Given request:
Leave out the pictures, and write out exactly the lines from the beginning of the material to the line holding "XAxis, YAxis, ReferenceLine", that line included, and nothing else.

======== Dataset excerpt

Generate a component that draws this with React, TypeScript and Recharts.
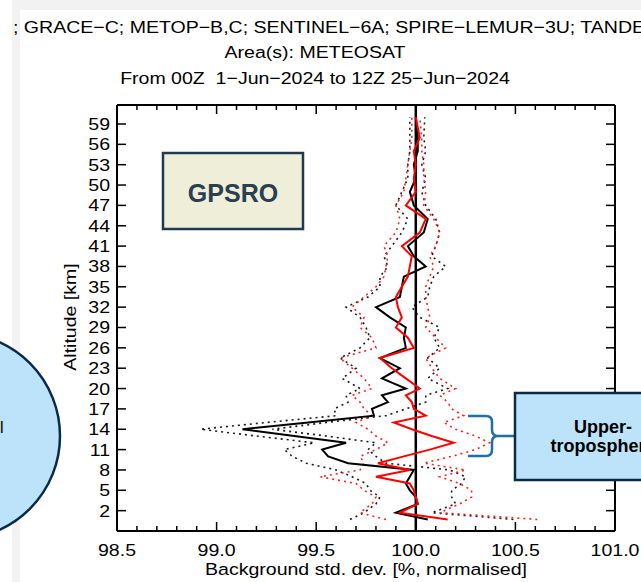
import { ComposedChart, Line, XAxis, YAxis, ReferenceLine } from 'recharts'

// altitude levels (km) of the profiles
const altitude = [0.7, 1.7, 3, 4, 5, 6, 7, 8, 9, 10, 11, 12, 13, 14, 15, 16, 17, 18, 19, 20, 21.5, 23, 24.5, 26, 27.5, 29, 30.5, 32, 33.5, 35, 36.5, 38, 39.5, 41, 43, 45, 47, 49, 51, 53, 55, 57, 60]

// black: mean and the dotted spread either side
const blackMean = [100.06, 99.90, 100.01, 100.00, 99.97, 99.95, 99.97, 99.99, 99.66, 99.56, 99.53, 99.65, 99.39, 99.13, 99.46, 99.79, 99.78, 99.86, 99.83, 99.95, 99.83, 99.92, 99.82, 99.95, 99.94, 99.95, 99.87, 99.80, 99.92, 99.93, 99.94, 100.05, 99.99, 99.96, 100.04, 100.06, 99.99, 99.97, 100.00, 99.99, 100.01, 100.01, 100.00]
const blackLow = [99.67, 99.74, 99.80, 99.82, 99.77, 99.75, 99.68, 99.60, 99.45, 99.38, 99.34, 99.49, 99.20, 98.92, 99.25, 99.60, 99.59, 99.66, 99.65, 99.72, 99.63, 99.70, 99.62, 99.72, 99.77, 99.75, 99.72, 99.65, 99.76, 99.82, 99.82, 99.86, 99.84, 99.88, 99.93, 99.96, 99.90, 99.93, 99.96, 99.96, 99.97, 99.97, 99.97]
const blackHigh = [100.49, 100.08, 100.20, 100.18, 100.18, 100.23, 100.25, 100.17, 99.85, 99.80, 99.76, 99.80, 99.55, 99.28, 99.55, 99.85, 99.95, 100.05, 100.05, 100.16, 100.06, 100.12, 100.06, 100.12, 100.09, 100.12, 100.02, 99.98, 100.06, 100.07, 100.09, 100.15, 100.08, 100.10, 100.12, 100.10, 100.05, 100.03, 100.05, 100.03, 100.05, 100.04, 100.045]

// red: mean and the dotted spread either side
const redMean = [100.16, 99.92, 100.01, 100.00, 99.99, 99.97, 99.80, 99.97, 99.81, 99.94, 100.07, 100.19, 100.08, 99.98, 99.89, 100.05, 99.99, 99.98, 99.95, 100.02, 99.95, 99.88, 99.82, 99.99, 99.96, 99.90, 99.93, 99.91, 99.90, 99.93, 99.96, 99.97, 99.98, 99.93, 100.02, 100.05, 99.95, 100.00, 99.99, 100.00, 99.99, 100.02, 100.00]
const redLow = [99.85, 99.72, 99.78, 99.80, 99.74, 99.70, 99.52, 99.72, 99.74, 99.72, 99.80, 99.86, 99.80, 99.76, 99.70, 99.78, 99.74, 99.72, 99.68, 99.78, 99.74, 99.68, 99.62, 99.80, 99.78, 99.72, 99.74, 99.68, 99.74, 99.80, 99.84, 99.85, 99.86, 99.84, 99.90, 99.92, 99.90, 99.94, 99.95, 99.96, 99.97, 99.98, 99.98]
const redHigh = [100.61, 100.12, 100.22, 100.28, 100.28, 100.22, 100.12, 100.25, 100.04, 100.18, 100.30, 100.37, 100.30, 100.20, 100.14, 100.24, 100.18, 100.16, 100.12, 100.20, 100.12, 100.08, 100.05, 100.15, 100.10, 100.05, 100.07, 100.06, 100.05, 100.05, 100.07, 100.09, 100.07, 100.10, 100.12, 100.09, 100.04, 100.05, 100.04, 100.04, 100.03, 100.03, 100.02]

const xTicks = [98.5, 98.6, 98.7, 98.8, 98.9, 99.0, 99.1, 99.2, 99.3, 99.4, 99.5, 99.6, 99.7, 99.8, 99.9, 100.0, 100.1, 100.2, 100.3, 100.4, 100.5, 100.6, 100.7, 100.8, 100.9, 101.0]
const xLabels = [98.5, 99.0, 99.5, 100.0, 100.5, 101.0]
const yTicks = [2, 5, 8, 11, 14, 17, 20, 23, 26, 29, 32, 35, 38, 41, 44, 47, 50, 53, 56, 59]

const data = altitude.map((alt, i) => ({
  alt,
  bMean: blackMean[i],
  bLow: blackLow[i],
  bHigh: blackHigh[i],
  rMean: redMean[i],
  rLow: redLow[i],
  rHigh: redHigh[i],
}))

const FONT = "'Liberation Sans', Arial, Helvetica, sans-serif"
const SX = 1.15 // the plot fonts are a bit wide

function WideText({ x, y, anchor = 'middle', size = 17, rotate = 0, children }: any) {
  return (
    <text
      transform={`translate(${x},${y}) rotate(${rotate}) scale(${SX},1)`}
      textAnchor={anchor}
      fontSize={size}
      fontFamily={FONT}
      fill="#000"
    >
      {children}
    </text>
  )
}

const isMajor = (v: number) => xLabels.some(l => Math.abs(l - v) < 1e-6)

function BottomTick(props: any) {
  const { x, y, payload } = props
  const major = isMajor(payload.value)
  return (
    <g>
      <line x1={x} y1={y} x2={x} y2={y - (major ? 9 : 5)} stroke="#000" strokeWidth={1.5} />
      {major && <WideText x={x} y={y + 25}>{payload.value.toFixed(1)}</WideText>}
    </g>
  )
}

function TopTick(props: any) {
  const { x, y, payload } = props
  const major = isMajor(payload.value)
  return <line x1={x} y1={y} x2={x} y2={y + (major ? 9 : 5)} stroke="#000" strokeWidth={1.5} />
}

function LeftTick(props: any) {
  const { x, y, payload } = props
  return (
    <g>
      <line x1={x} y1={y} x2={x + 9} y2={y} stroke="#000" strokeWidth={1.5} />
      <WideText x={x - 7} y={y + 6} anchor="end">{payload.value}</WideText>
    </g>
  )
}

function RightTick(props: any) {
  const { x, y } = props
  return <line x1={x} y1={y} x2={x - 9} y2={y} stroke="#000" strokeWidth={1.5} />
}

const axisLine = { stroke: '#000', strokeWidth: 2 }

export default function App() {
  return (
    <div style={{ position: 'absolute', left: 0, top: 0, width: 641, height: 582, background: '#fff', overflow: 'hidden', fontFamily: FONT }}>
      <div style={{ position: 'absolute', left: 12, top: 0, width: 8, height: 582, background: '#f2f2f2' }} />
      <div style={{ position: 'absolute', left: 12, top: 0, width: 629, height: 10, background: '#f2f2f2' }} />
      <div style={{ position: 'absolute', left: 0, top: 0 }}>
        <ComposedChart layout="vertical" width={641} height={582} data={data} margin={{ top: 104, right: 25, bottom: 50, left: 116 }}>
          <XAxis type="number" domain={[98.5, 101]} ticks={xTicks} interval={0} allowDataOverflow
            height={1} tickSize={0} tickMargin={0} tickLine={false} axisLine={axisLine} tick={BottomTick} />
          <XAxis xAxisId="top" orientation="top" type="number" domain={[98.5, 101]} ticks={xTicks} interval={0} allowDataOverflow
            height={1} tickSize={0} tickMargin={0} tickLine={false} axisLine={axisLine} tick={TopTick} />
          <YAxis type="number" dataKey="alt" domain={[-1, 61.8]} ticks={yTicks} interval={0} allowDataOverflow reversed
            width={1} tickSize={0} tickMargin={0} tickLine={false} axisLine={axisLine} tick={LeftTick} />
          <YAxis yAxisId="right" orientation="right" type="number" dataKey="alt" domain={[-1, 61.8]} ticks={yTicks} interval={0} allowDataOverflow reversed
            width={1} tickSize={0} tickMargin={0} tickLine={false} axisLine={axisLine} tick={RightTick} />
          <Line dataKey="bLow" type="linear" stroke="#1a1a1a" strokeWidth={1.6} strokeDasharray="2 4" dot={false} isAnimationActive={false} />
          <Line dataKey="bHigh" type="linear" stroke="#1a1a1a" strokeWidth={1.6} strokeDasharray="2 4" dot={false} isAnimationActive={false} />
          <Line dataKey="rLow" type="linear" stroke="#ff2020" strokeWidth={1.6} strokeDasharray="2 4" dot={false} isAnimationActive={false} />
          <Line dataKey="rHigh" type="linear" stroke="#ff2020" strokeWidth={1.6} strokeDasharray="2 4" dot={false} isAnimationActive={false} />
          <ReferenceLine x={100} stroke="#000" strokeWidth={2.5} />
          <Line dataKey="bMean" type="linear" stroke="#000" strokeWidth={2} dot={false} isAnimationActive={false} />
          <Line dataKey="rMean" type="linear" stroke="#ff0000" strokeWidth={2} dot={false} isAnimationActive={false} />
        </ComposedChart>
      </div>
      <svg width={641} height={582} style={{ position: 'absolute', left: 0, top: 0, pointerEvents: 'none' }}>
        <WideText x={13} y={33} anchor="start">; GRACE−C; METOP−B,C; SENTINEL−6A; SPIRE−LEMUR−3U; TANDEM−X</WideText>
        <WideText x={315} y={58}>Area(s): METEOSAT</WideText>
        <WideText x={315} y={84}>{'From 00Z \u00a01−Jun−2024 to 12Z 25−Jun−2024'}</WideText>
        <WideText x={366} y={575}>Background std. dev. [%, normalised]</WideText>
        <WideText x={76} y={317} rotate={-90}>Altitude [km]</WideText>

        <rect x={163} y={153} width={140} height={76} fill="#efefd9" stroke="#1d3a56" strokeWidth={2.5} />
        <text x={233} y={202} textAnchor="middle" fontSize={25} fontWeight="bold" fontFamily={FONT} fill="#2c3e50">GPSRO</text>

        <circle cx={-43} cy={436} r={103} fill="#bde3fa" stroke="#0b2a48" strokeWidth={2.5} />
        <text x={0} y={433} fontSize={16} fontFamily={FONT} fill="#000">l</text>

        <path d="M468,416 H486 Q492,416 492,422 V430 Q492,436 498,436 Q492,436 492,442 V450 Q492,456 486,456 H468 M498,436 H515"
          fill="none" stroke="#1e6ea7" strokeWidth={2.5} />
        <rect x={515} y={393} width={150} height={87} fill="#bde3fa" stroke="#0b2a48" strokeWidth={2.5} />
        <text x={603} y={433} textAnchor="middle" fontSize={18} fontWeight="bold" fontFamily={FONT} fill="#000">Upper-</text>
        <text x={603} y={452} textAnchor="middle" fontSize={18} fontWeight="bold" fontFamily={FONT} fill="#000">troposphere</text>
      </svg>
    </div>
  )
}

================

Correct answer:
Generate a component that draws this with React, TypeScript and Recharts.
import { ComposedChart, Line, XAxis, YAxis, ReferenceLine } from 'recharts'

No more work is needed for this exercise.